The closing price is determined by the Market within 15 minutes from the end of the session and within certain controls and procedures approved by the Commission.

Article (19)

a. A Broker may request the Market to modify the trading account number or an executed trade when an error occurs in the entry. This modification must not affect trading priority. b. The Market may take all necessary measures and request any documents it deems necessary to confirm the occurrence of the entry error. c. Modification requests must be submitted during the trading session. In exceptional cases, the Executive Director—with the Council's approval—may approve modification requests after this time until the end of the settlement process. d. If the modification request is not due to an entry error but is intended to realize profits or avoid losses for an investor, this violation is subject to disciplinary procedures and penalties imposed by the Market. e. The Executive Director discloses the above in the daily trading report.

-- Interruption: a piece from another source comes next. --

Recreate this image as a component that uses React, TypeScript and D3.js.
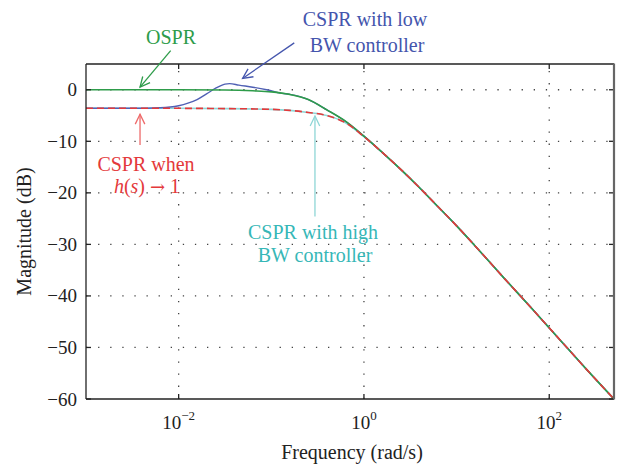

Article 16 was amended by the Council of the Commission decision dated 2021/5/26, No. 25/13, dated 2021/6/28.

Article (20)

a. Any trade executed during a trading session due to a malfunction in the Market's trading systems may be cancelled by the Executive Director, provided it is disclosed in the daily report. b. The Market is not liable to compensate any Broker or investor resulting from any cancellation in accordance with the provisions of paragraph (a) of this Article.

Article (21)

The Council of Governors of the Commission establishes all regulatory, administrative, and technical procedures for Brokers to organize the trading process in the Market, after approval by the Executive Director.

Article (22)

a. The first actual trading session after the listing of a company's shares in the Market is free pricing. b. The increase and decrease of the share price during a trading session is limited to 10% of the previous session's closing price. c. The reference price is calculated at a 50% change rate when re-listing shares of a company before the General Assembly meeting and reducing the reference price or trading price of the share by the amount of the dividend distribution.